Lift out each line of the data that holds "image".

Collected material:

— begin —

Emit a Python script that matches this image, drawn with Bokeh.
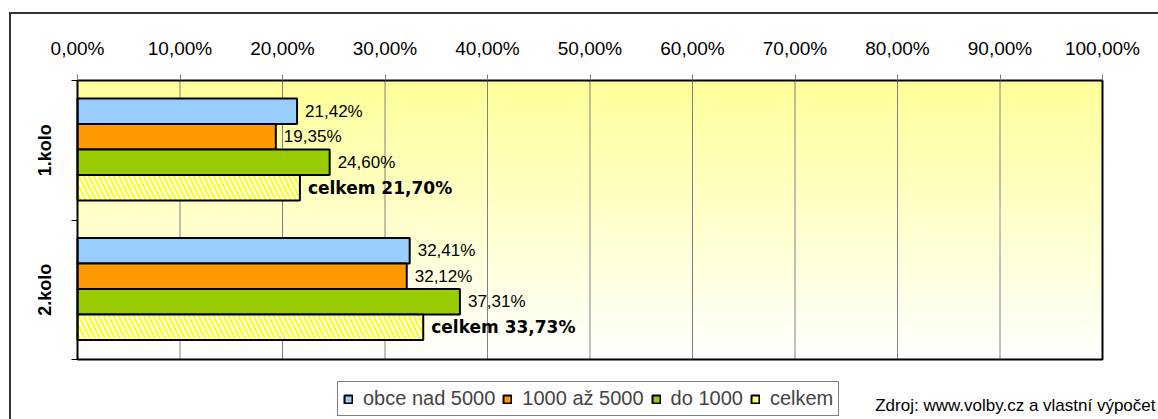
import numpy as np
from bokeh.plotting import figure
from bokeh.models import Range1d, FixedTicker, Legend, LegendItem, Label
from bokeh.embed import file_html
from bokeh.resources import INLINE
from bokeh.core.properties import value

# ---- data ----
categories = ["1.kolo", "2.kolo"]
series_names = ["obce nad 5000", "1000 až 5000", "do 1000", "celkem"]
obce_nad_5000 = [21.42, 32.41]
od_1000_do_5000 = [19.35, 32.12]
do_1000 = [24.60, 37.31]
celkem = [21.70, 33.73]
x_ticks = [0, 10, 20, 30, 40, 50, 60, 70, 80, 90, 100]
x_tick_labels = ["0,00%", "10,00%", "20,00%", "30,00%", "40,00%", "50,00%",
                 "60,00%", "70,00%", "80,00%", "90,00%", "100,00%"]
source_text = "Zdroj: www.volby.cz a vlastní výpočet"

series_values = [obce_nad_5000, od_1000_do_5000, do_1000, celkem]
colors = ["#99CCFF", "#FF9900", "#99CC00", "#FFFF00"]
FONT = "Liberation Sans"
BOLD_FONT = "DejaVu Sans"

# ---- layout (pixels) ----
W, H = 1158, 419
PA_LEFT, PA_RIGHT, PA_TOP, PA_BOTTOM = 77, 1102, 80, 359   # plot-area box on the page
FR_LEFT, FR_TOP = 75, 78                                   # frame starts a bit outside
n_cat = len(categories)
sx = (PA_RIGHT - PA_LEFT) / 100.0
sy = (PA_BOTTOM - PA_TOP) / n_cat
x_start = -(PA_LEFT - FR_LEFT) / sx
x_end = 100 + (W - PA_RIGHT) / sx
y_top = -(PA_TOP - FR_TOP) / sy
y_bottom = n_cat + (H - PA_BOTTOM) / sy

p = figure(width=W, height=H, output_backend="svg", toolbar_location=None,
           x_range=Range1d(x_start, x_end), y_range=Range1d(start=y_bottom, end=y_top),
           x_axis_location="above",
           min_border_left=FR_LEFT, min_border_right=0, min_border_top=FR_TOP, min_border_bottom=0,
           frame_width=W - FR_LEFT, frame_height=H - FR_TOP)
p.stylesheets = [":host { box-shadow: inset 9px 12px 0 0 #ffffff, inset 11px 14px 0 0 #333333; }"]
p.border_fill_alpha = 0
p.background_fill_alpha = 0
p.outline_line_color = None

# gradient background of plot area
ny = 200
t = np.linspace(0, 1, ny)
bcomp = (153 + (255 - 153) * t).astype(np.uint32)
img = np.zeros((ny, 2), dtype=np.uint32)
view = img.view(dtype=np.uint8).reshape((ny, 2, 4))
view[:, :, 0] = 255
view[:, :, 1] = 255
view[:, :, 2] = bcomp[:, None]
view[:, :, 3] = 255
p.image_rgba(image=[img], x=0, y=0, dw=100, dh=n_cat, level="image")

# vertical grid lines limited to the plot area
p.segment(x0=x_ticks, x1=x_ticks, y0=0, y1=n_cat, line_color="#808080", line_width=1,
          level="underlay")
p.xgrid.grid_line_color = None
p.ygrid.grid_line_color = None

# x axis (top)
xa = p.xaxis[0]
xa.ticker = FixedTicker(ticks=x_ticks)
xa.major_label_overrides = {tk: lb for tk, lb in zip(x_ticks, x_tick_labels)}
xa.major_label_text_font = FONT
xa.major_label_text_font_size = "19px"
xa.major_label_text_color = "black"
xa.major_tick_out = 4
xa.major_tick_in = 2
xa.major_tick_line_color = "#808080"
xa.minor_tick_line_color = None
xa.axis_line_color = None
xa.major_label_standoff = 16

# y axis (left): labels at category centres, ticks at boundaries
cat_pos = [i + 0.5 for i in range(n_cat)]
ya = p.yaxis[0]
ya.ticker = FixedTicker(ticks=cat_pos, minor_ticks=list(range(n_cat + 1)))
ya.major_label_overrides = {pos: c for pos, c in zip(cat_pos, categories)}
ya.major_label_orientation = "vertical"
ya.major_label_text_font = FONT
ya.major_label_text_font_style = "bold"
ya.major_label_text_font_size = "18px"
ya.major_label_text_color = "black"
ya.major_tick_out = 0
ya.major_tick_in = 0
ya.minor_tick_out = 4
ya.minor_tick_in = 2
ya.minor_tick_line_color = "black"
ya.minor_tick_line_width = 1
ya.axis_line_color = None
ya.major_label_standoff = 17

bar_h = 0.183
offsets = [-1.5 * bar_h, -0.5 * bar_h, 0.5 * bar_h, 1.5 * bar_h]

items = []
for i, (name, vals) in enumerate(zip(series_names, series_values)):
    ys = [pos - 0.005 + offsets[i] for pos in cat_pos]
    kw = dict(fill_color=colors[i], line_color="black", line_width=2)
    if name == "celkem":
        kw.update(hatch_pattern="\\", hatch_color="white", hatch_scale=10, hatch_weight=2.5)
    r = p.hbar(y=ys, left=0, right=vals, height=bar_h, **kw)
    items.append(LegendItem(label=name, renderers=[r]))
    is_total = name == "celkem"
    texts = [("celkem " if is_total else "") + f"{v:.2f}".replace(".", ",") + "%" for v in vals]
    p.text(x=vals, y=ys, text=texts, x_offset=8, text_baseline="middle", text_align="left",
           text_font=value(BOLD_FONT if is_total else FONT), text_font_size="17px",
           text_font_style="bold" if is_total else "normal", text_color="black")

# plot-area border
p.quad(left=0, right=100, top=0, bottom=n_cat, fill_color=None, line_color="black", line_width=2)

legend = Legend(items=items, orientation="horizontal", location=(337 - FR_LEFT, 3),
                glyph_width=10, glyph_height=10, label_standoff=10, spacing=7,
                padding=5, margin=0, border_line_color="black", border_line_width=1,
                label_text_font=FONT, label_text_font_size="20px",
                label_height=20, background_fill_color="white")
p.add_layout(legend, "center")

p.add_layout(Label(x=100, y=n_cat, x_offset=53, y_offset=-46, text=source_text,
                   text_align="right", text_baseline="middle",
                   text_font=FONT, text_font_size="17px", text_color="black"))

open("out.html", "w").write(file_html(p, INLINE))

— end —

Solved exercise:
Emit a Python script that matches this image, drawn with Bokeh.
p.image_rgba(image=[img], x=0, y=0, dw=100, dh=n_cat, level="image")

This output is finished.